Un joven militar que se recupera de sus heridas pasa una temporada alojado como inquilino de una familia un tanto extraña. Stevenson aprovecha para contar la historia de una estirpe decadente, la degeneración de una raza, una familia de rancio abolengo venida a menos, hasta rayar en los límites de la pobreza. De esta familia sobreviven una mujer agostada por los síntomas de la locura, y sus dos hijos, Felipe, que manifiesta rasgos de evidente brutalidad, y Olalla, llena de sensibilidad, ternura y misticismo, y que supone el contrapunto dentro de un clan familiar degenerado.
La novela, como suele ser usual en Stevenson, está plagada de misterios, de pequeños secretos que estimulan al lector. La historia de la familia en realidad es presentada como un gran secreto que sólo se desvela al final. Unos tremendos alaridos atraviesan una noche cualquiera las estancias de la casa y dejan aterrorizado y desconcertado al militar, contribuyendo al mismo tiempo a la intriga de la narración. Un cuadro en la alcoba del militar señala un parentesco familiar, unos rasgos físicos semejantes a toda la raza, pero adelanta también ciertos detalles de crueldad que se aprecian en la fisonomía. Más adelante llegaremos a conocer el elemento salvaje y bestial en la conducta de la familia española.

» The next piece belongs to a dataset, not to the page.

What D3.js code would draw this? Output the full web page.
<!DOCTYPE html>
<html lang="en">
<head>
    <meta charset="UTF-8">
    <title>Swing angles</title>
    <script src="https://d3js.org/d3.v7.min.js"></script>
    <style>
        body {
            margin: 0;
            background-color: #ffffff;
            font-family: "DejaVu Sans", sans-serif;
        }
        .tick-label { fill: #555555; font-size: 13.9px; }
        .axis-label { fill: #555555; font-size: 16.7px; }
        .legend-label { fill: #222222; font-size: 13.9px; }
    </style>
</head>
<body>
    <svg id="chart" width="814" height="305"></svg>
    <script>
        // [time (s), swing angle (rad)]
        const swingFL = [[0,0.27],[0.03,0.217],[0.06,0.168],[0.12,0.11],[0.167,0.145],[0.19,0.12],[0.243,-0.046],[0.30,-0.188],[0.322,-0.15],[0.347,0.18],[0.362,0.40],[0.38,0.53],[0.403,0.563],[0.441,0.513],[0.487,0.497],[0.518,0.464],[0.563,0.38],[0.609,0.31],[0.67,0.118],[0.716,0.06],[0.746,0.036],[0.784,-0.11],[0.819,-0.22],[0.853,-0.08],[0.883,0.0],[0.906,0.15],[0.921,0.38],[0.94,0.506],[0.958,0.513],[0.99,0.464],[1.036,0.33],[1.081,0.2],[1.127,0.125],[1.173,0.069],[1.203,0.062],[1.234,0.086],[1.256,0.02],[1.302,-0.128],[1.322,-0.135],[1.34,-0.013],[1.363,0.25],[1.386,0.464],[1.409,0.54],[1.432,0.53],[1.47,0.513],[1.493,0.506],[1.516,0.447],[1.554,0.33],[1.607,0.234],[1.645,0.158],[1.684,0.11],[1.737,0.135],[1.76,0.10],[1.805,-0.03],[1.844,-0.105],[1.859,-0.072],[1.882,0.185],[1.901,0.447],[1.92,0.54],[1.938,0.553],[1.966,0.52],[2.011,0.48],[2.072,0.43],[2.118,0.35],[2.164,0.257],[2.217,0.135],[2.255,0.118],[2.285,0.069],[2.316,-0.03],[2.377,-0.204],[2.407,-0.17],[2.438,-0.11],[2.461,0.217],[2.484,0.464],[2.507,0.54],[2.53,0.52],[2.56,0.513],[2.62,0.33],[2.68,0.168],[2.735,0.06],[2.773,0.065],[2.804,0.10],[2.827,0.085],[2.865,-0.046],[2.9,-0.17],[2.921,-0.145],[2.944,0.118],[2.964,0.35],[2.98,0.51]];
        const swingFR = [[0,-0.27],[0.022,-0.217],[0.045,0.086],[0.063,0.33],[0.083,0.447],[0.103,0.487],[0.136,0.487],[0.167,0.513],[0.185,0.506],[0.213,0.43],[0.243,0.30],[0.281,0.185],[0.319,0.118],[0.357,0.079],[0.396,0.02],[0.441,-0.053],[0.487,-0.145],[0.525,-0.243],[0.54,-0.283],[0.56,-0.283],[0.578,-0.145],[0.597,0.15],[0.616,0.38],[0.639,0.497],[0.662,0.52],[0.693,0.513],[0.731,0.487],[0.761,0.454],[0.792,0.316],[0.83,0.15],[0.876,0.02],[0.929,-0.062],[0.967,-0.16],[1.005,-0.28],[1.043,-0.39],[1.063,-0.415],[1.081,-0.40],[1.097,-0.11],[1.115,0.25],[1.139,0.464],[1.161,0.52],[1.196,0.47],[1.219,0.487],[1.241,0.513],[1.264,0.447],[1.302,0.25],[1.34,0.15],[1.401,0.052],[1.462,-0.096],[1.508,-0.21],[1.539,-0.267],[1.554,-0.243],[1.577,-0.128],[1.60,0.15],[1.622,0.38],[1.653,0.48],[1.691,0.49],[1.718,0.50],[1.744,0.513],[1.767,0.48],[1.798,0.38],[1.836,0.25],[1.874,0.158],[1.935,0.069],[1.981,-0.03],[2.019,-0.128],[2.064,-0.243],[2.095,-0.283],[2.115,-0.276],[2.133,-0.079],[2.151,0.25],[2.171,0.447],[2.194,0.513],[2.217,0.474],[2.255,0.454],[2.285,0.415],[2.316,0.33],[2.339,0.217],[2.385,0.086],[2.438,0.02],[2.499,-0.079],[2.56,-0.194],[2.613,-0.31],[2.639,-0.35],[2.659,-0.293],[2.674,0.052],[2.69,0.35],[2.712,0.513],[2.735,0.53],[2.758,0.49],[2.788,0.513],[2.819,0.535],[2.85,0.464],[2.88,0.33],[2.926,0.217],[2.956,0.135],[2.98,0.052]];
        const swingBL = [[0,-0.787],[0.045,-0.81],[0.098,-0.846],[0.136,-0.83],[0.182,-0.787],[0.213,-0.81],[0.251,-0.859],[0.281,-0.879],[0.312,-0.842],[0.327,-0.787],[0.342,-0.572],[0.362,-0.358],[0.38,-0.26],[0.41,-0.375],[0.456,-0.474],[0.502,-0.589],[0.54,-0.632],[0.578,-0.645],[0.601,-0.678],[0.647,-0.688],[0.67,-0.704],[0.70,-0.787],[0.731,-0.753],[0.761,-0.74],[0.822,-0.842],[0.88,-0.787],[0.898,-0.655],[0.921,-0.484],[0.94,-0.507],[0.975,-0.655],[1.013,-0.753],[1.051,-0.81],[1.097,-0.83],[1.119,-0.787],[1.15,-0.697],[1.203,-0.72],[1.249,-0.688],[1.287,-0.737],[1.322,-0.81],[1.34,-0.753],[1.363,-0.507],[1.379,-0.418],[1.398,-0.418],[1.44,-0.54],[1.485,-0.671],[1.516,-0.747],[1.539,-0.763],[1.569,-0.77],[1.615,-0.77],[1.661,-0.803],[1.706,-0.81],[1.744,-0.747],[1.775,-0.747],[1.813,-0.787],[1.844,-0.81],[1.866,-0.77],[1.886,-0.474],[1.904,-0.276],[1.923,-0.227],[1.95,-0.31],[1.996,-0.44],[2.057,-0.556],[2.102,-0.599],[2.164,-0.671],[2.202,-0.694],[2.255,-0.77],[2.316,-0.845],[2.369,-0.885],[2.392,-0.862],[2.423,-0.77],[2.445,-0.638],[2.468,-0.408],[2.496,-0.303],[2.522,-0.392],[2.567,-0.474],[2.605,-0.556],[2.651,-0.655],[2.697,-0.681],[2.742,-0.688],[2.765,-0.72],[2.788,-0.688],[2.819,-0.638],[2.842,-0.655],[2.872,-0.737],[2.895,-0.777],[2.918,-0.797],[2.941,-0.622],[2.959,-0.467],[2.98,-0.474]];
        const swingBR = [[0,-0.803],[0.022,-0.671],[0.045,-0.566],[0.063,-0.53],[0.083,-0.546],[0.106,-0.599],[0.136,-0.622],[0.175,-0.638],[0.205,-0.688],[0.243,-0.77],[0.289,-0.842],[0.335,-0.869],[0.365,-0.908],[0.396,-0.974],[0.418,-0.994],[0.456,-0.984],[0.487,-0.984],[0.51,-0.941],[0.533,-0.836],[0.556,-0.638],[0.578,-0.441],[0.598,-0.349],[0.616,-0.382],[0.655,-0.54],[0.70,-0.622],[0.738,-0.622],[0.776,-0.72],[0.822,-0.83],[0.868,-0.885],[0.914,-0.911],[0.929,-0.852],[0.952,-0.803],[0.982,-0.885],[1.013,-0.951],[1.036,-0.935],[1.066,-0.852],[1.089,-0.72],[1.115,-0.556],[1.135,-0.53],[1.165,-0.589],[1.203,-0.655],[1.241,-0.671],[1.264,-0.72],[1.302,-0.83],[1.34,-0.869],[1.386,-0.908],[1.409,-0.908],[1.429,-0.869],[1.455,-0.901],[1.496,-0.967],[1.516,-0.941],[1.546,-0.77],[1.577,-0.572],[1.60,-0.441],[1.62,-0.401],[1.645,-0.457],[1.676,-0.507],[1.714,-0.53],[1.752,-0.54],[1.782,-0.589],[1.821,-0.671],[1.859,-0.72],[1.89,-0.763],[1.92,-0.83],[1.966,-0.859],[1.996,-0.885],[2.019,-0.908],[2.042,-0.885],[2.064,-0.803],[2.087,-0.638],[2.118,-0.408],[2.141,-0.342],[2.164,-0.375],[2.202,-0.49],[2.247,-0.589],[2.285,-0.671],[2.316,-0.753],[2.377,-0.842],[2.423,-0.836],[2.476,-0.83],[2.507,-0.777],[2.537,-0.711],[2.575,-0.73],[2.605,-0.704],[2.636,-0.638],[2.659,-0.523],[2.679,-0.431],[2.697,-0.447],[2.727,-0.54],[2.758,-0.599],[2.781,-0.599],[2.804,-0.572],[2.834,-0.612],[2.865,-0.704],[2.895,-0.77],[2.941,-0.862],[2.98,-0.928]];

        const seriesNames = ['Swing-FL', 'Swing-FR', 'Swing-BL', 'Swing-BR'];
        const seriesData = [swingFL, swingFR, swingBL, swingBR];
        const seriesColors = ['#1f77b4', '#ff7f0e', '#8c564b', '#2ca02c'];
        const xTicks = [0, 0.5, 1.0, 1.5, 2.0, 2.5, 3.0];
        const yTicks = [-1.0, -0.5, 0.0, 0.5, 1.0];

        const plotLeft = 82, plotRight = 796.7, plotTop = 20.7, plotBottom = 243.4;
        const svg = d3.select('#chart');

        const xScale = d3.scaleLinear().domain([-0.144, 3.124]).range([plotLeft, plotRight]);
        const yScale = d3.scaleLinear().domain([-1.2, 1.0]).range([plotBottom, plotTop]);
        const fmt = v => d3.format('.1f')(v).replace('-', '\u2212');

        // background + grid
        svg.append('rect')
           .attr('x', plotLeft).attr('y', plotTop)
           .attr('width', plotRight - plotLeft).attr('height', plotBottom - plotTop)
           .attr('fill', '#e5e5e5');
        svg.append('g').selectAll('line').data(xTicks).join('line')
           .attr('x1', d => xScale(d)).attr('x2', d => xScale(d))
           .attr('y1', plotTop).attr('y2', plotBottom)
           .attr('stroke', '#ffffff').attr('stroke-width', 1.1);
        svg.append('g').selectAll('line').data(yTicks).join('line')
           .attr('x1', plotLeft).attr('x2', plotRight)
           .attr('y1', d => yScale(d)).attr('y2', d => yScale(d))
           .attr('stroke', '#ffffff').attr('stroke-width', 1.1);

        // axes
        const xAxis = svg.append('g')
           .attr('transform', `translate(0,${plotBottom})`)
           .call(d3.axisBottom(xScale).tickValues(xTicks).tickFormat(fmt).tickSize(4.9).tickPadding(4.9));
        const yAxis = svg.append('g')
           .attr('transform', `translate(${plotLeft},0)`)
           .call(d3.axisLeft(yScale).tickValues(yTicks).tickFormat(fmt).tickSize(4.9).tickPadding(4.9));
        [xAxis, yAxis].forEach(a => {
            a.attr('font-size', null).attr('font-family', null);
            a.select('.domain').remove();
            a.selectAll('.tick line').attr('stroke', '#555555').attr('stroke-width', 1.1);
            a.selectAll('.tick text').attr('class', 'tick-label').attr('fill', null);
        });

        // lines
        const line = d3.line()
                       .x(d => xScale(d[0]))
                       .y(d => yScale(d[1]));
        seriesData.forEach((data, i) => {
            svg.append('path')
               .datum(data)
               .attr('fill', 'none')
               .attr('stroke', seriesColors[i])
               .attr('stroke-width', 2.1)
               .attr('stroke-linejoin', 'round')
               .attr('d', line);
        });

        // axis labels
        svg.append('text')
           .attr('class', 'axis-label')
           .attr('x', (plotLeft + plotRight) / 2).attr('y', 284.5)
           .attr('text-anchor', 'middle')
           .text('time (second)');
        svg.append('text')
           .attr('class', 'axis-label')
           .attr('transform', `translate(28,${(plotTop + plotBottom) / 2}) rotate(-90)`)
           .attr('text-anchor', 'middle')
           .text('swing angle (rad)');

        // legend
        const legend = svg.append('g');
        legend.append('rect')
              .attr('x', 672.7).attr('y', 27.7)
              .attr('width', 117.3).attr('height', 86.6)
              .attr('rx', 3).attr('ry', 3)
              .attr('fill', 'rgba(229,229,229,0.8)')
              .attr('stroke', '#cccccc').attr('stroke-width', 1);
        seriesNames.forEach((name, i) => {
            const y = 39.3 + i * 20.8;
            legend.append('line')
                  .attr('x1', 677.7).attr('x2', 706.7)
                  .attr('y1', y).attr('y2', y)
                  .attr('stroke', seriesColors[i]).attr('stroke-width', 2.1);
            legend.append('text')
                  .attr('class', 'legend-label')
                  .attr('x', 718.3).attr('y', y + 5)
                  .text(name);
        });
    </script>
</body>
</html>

La historia de amor entre el militar y Olalla tarda en estallar. De hecho, Stevenson retrasa la aparición en escena de la joven y prepara el momento del encuentro con sutileza. El militar intuye cómo es Olalla antes de conocerla porque se adentra, no sin cierto pudor, en su habitación atestada de libros y pequeños escritos. El amor que el militar siente por Olalla es sublimado por la presencia de la naturaleza: “Y de nuevo todas las fuerzas de la Naturaleza”, escribe Stevenson, “desde las montañas poderosas y sólidas hasta la hoja leve y la más diminuta mosca que flota en la penumbra del bosque, empezaron a girar a mi alrededor con alegría. El sol cayó sobre las colinas tan pesado como un martillo sobre el yunque, y las colinas vacilaron. La tierra, con la insolación, exhaló profundos aromas. Los bosques humeaban al sol. Sentí circular por el mundo la fuerza de la alegría y el trabajo. Y aquella fuerza elemental, ruda, violenta, salvaje –el amor que gritaba en mi corazón-, me abrió como una llave los secretos de la Naturaleza, y aun la piedras con que tropezaban mis pies me parecían cosas vivas y fraternales”.  El militar está unido, gracias a Olalla, a la pureza y la piedad de Dios. Sin embargo, Olalla, vinculada al mundo salvaje y primitivo que representa su familia, cercana a las supersticiones, leyendas y cuentos de los campesinos, se somete a su destino de mujer que sigue su camino a solas. La imagen de Olalla, abrazada a un crucifijo sobre un montículo de rocas, cierra la novela.